▶ **Exercise brief**: In the listing that follows, retype every line from the first through the one containing "from matplotlib.ticker import". Pictures are to be left out.

▶ **Source material**:

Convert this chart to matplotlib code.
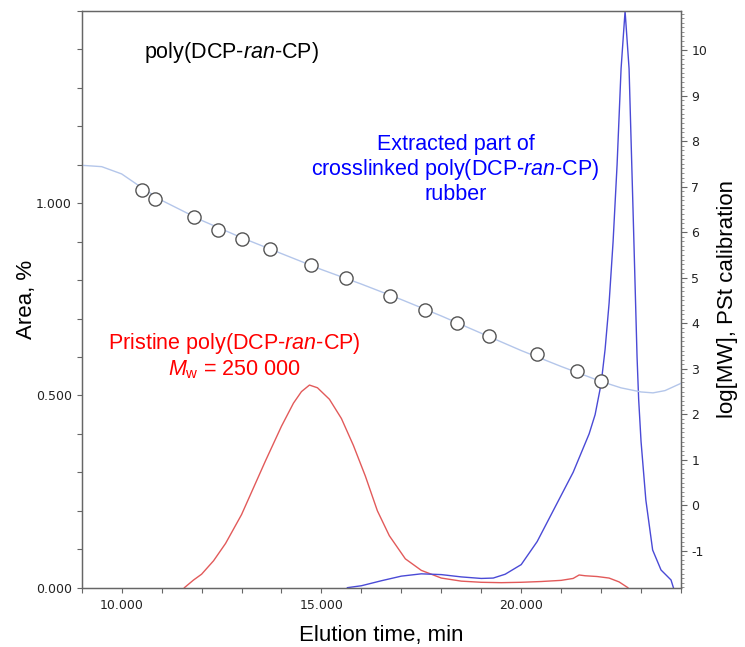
import numpy as np
import matplotlib.pyplot as plt
from matplotlib.ticker import MultipleLocator, FixedLocator, FuncFormatter

# elution time (min) vs area (%), pristine polymer
red_t = [11.57, 11.8, 12.0, 12.3, 12.6, 13.0, 13.3, 13.6, 14.0, 14.3, 14.5, 14.7,
         14.9, 15.2, 15.5, 15.8, 16.1, 16.4, 16.7, 17.1, 17.5, 18.0, 18.5, 19.0,
         19.5, 20.0, 20.5, 21.0, 21.3, 21.45, 21.6, 21.9, 22.2, 22.45, 22.67]
red_area = [0.0, 0.02, 0.035, 0.07, 0.115, 0.19, 0.26, 0.33, 0.42, 0.48, 0.51, 0.527,
            0.52, 0.49, 0.44, 0.37, 0.29, 0.2, 0.135, 0.075, 0.045, 0.025, 0.017, 0.014,
            0.013, 0.014, 0.016, 0.019, 0.024, 0.033, 0.031, 0.029, 0.025, 0.015, 0.0]

# extracted part of the crosslinked rubber
blue_t = [15.65, 16.0, 16.5, 17.0, 17.5, 18.0, 18.5, 19.0, 19.3, 19.6, 20.0, 20.4,
          20.7, 21.0, 21.3, 21.54, 21.7, 21.85, 22.0, 22.1, 22.2, 22.3, 22.4, 22.5, 22.6,
          22.7, 22.8, 22.9, 22.94, 23.0, 23.12, 23.29, 23.5, 23.75, 23.81]
blue_area = [0.0, 0.005, 0.018, 0.03, 0.036, 0.034, 0.028, 0.024, 0.025, 0.035, 0.06, 0.12,
             0.18, 0.24, 0.3, 0.36, 0.40, 0.45, 0.53, 0.62, 0.74, 0.9, 1.1, 1.35, 1.5,
             1.35, 0.98, 0.6, 0.49, 0.38, 0.228, 0.098, 0.046, 0.02, 0.0]

# PSt calibration curve, log[MW]
cal_t = [9.0, 9.5, 10.0, 10.5, 11.0, 12.0, 13.0, 14.0, 15.0, 16.0, 17.0, 18.0,
         19.0, 20.0, 21.0, 22.0, 22.5, 23.0, 23.3, 23.6, 24.0]
cal_logmw = [7.47, 7.44, 7.28, 6.98, 6.70, 6.26, 5.88, 5.53, 5.18, 4.86, 4.52, 4.16,
             3.78, 3.40, 3.05, 2.72, 2.58, 2.49, 2.47, 2.52, 2.68]

# calibration standards
std_t = [10.51, 10.84, 11.82, 12.41, 13.02, 13.72, 14.75, 15.62, 16.71,
         17.6, 18.4, 19.2, 20.4, 21.4, 22.0]
std_logmw = [6.92, 6.74, 6.34, 6.04, 5.85, 5.63, 5.28, 5.00, 4.60,
             4.28, 4.00, 3.72, 3.32, 2.95, 2.74]

spine_col = '#666666'
plt.rcParams['font.family'] = ['Liberation Sans', 'DejaVu Sans']
plt.rcParams['mathtext.fontset'] = 'custom'
plt.rcParams['mathtext.rm'] = 'Liberation Sans'
plt.rcParams['mathtext.it'] = 'Liberation Sans:italic'

fig = plt.figure(figsize=(7.45, 6.47), dpi=100)
ax = fig.add_axes([0.1097, 0.0917, 0.8044, 0.8913])
ax2 = ax.twinx()

ax2.plot(cal_t, cal_logmw, color='#b4c6ea', lw=1.0, zorder=1)
ax2.plot(std_t, std_logmw, linestyle='None', marker='o', markersize=9.5,
         markerfacecolor='white', markeredgecolor='#555555', markeredgewidth=1.0, zorder=3)

ax.plot(red_t, red_area, color='#e25a5a', lw=1.0)
ax.plot(blue_t, blue_area, color='#4a4ad6', lw=1.0)

ax.set_xlim(9.0, 24.0)
ax.set_ylim(0, 1.5)
ax2.set_ylim(-1.81, 10.86)

ax.xaxis.set_major_locator(MultipleLocator(5))
ax.xaxis.set_minor_locator(MultipleLocator(1))
ax.xaxis.set_major_formatter(FuncFormatter(lambda v, p: '%.3f' % v))
ax.yaxis.set_major_locator(FixedLocator([0, 0.5, 1.0]))
ax.yaxis.set_minor_locator(MultipleLocator(0.1))
ax.yaxis.set_major_formatter(FuncFormatter(lambda v, p: '%.3f' % v))
ax2.yaxis.set_major_locator(MultipleLocator(1))
ax2.yaxis.set_minor_locator(MultipleLocator(0.1))
ax2.yaxis.set_major_formatter(FuncFormatter(lambda v, p: '%d' % round(v)))

for a in (ax, ax2):
    for s in a.spines.values():
        s.set_color(spine_col)
        s.set_linewidth(0.9)
    a.tick_params(which='both', direction='out', color=spine_col, width=0.8,
                  labelcolor='#222222')
ax.tick_params(which='both', length=3.5, top=False)
ax.tick_params(axis='x', pad=5)
ax2.tick_params(which='major', length=4)
ax2.tick_params(which='minor', length=2, width=0.5)
for lbl in ax.get_xticklabels() + ax.get_yticklabels() + ax2.get_yticklabels():
    lbl.set_fontfamily('DejaVu Sans')
    lbl.set_fontsize(9)

ax.set_xlabel('Elution time, min', fontsize=16, labelpad=9)
ax.set_ylabel('Area, %', fontsize=16, labelpad=-1)
ax2.set_ylabel('log[MW], PSt calibration', fontsize=16, labelpad=7)

ax.text(12.75, 1.392, 'poly(DCP-$\\mathit{ran}$-CP)', fontsize=15.5, color='black',
        ha='center', va='center')
ax.text(18.36, 1.088, 'Extracted part of\ncrosslinked poly(DCP-$\\mathit{ran}$-CP)\nrubber',
        fontsize=15.5, color='#0000ff', ha='center', va='center', linespacing=1.12)
ax.text(12.83, 0.603, 'Pristine poly(DCP-$\\mathit{ran}$-CP)\n$\\mathit{M}_\\mathrm{w}$ = 250 000',
        fontsize=15.5, color='#ff0000', ha='center', va='center', linespacing=1.15)

fig.savefig('out.png', dpi=100)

▶ **Result for this task**:
Convert this chart to matplotlib code.
import numpy as np
import matplotlib.pyplot as plt
from matplotlib.ticker import MultipleLocator, FixedLocator, FuncFormatter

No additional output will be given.